Super Wetter heute morgen. Die lange, warme Hose geht ins Gepäck. Und mit ihr die Hard-Shell-Jacke. Und die langen Handschuhe. So befreit fahre ich los. Nachdem ich gestern schon so‘n kleinen Anflug von Oder-Neiße-Blues hatte, ich aber keine alternative Route gefunden habe, begebe ich mich wieder auf den hinlänglich bekannten Radweg. Sofort kommt der Südwind um die Ecke und dann dieser Anblick.

Tapfer kreiseln die Beine, Geschwindigkeit will nicht aufkommen. Ok, so ist es hier eben, da muss man durch. Immer noch besser als Vollpension am Mittelmeer. Abwechslung gibt es in From von alten Brückenresten

und Wasserkraftwerken, deren Staustufen irgendwie aussehen wie Bratschläuche. Leider habe ich nichts dazu im Internet gefunden, aber vielleicht liest ja zufällig ein versierter Wasseringenieur und kann die aufgepumpten Staumauern erklären.

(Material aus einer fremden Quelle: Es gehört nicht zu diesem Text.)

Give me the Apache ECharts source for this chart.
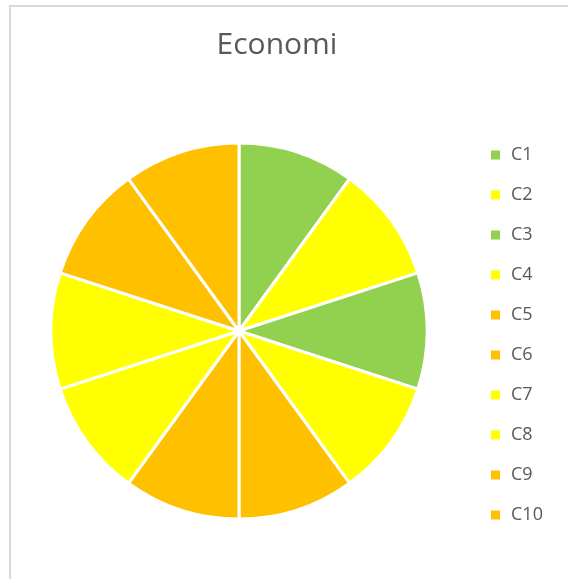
<!DOCTYPE html>
<html>
<head>
<meta charset="utf-8">
<style>
  html, body { margin: 0; padding: 0; background: #fff; }
  #chart { width: 568px; height: 579px; }
</style>
<script src="https://cdn.jsdelivr.net/npm/echarts@6/dist/echarts.min.js"></script>
</head>
<body>
<div id="chart"></div>
<script>
var categories = ['C1', 'C2', 'C3', 'C4', 'C5', 'C6', 'C7', 'C8', 'C9', 'C10']
var values = [1, 1, 1, 1, 1, 1, 1, 1, 1, 1]
var colors = ['#92D050', '#FFFF00', '#92D050', '#FFFF00', '#FFC000',
  '#FFC000', '#FFFF00', '#FFFF00', '#FFC000', '#FFC000']

var chart = echarts.init(document.getElementById('chart'))
chart.setOption({
  backgroundColor: '#ffffff',
  animation: false,
  graphic: [{
    type: 'rect',
    shape: { x: 10, y: 6, width: 600, height: 600 },
    style: { fill: 'none', stroke: '#D9D9D9', lineWidth: 2 }
  }],
  title: {
    text: 'Economi',
    left: 272,
    textAlign: 'center',
    top: 25,
    textStyle: {
      fontFamily: 'Open Sans',
      fontWeight: 'normal',
      fontSize: 30,
      color: '#595959'
    }
  },
  legend: {
    orient: 'vertical',
    left: 484,
    top: 140,
    icon: 'rect',
    itemWidth: 11,
    itemHeight: 11,
    itemGap: 20,
    data: categories,
    textStyle: {
      fontFamily: 'Open Sans',
      fontSize: 18,
      lineHeight: 20,
      padding: [0, 0, 0, 5],
      color: '#595959'
    }
  },
  series: [{
    type: 'pie',
    center: [239, 331],
    radius: 188,
    startAngle: 90,
    clockwise: true,
    label: { show: false },
    labelLine: { show: false },
    itemStyle: { borderColor: '#ffffff', borderWidth: 3 },
    data: categories.map(function (c, i) {
      return { name: c, value: values[i], itemStyle: { color: colors[i] } }
    })
  }]
})
</script>
</body>
</html>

Gespannt bin ich auf das Dörfchen mit dem schönen Namen Klein Bademeusel, bin aber sehr erschreckt, als ich es erreiche. Diese Plakate erwarten mich

Da wünscht man sich, dass aus Klein Bademeusel bald Kein Bademeusel wird und dass die armen Flüchtlinge irgendwo hin kommen, wo sie auch eine Chance zum Ankommen haben.
Danach stelle ich mich also auf weiter geradeausfahren ein, aber nach etwa 20 Kilometern ändert sich die Landschaft und dann auch das Bundesland und die Niederlausitz wird zur Oberlausitz.

Es wird waldiger, kurviger und hügeliger und damit auch windgeschützter, das Radlerherz freut sich. Kurz darauf erreiche ich Bad Muskau mit Schloss und Fürst-Pückler-Park. Fürst Pückler war ein Tausendsassa, nicht nur Landschaftsplaner sondern auch Erfinder des Speiseeis und der Pickelhaube. Das Schloss im Park macht tüchtig was her.

Designtechnisch war der Mann ein Genie. Mit einer Idee die vielfältigsten Dinge gestaltet.



In Bad Muskau gibt es eine intakte Neißebrücke mit einem Polenmarkt auf der anderen Seite. Blechlawinen quälen sich zum tanken und Zigaretten kaufen durch zwei enge Straßen.

Auf der deutschen Seite der Brücke sieht es so aus:

Niemand – offensichtlich gibt es nichts, was Polen und Polinnen zum Einkaufen nach Deutschland zieht.
Abwechslungsreich radle ich weiter, hier ein paar Eindrücke:



Und den Schleifenmove hat sich die Neiße bei Saar und Mosel abgeschaut.

Ich übernachte in Rothenburg an der Neiße, ein kleines, freundliches Städtchen mit geöffneter Gastronomie. Meine Pension heißt Cubana und der WLAN-Key ist cuba1959. Wenn das mal kein Statement ist.


Hmm, lausige Lausitz und nass an der Neiße? Ich nehme doch das mit der Vollpension am Mittelmeer. Am Strand gibt es bestimmt auch das ein oder andere offenherzige Bademeusel.
Das Foto am Grenzstein ist doch eindeutig ein Deepfake. Damit stellt sich die Frage, wo am Mittelmeer machst Du in Wahrheit Urlaub?
Irgendwie bewegt es mich als westdeusch-geprägten Menschen immer noch, dass man einfach so ohne Kontrolle nach Polen kann. Schönes Bild am Grenzpfahl.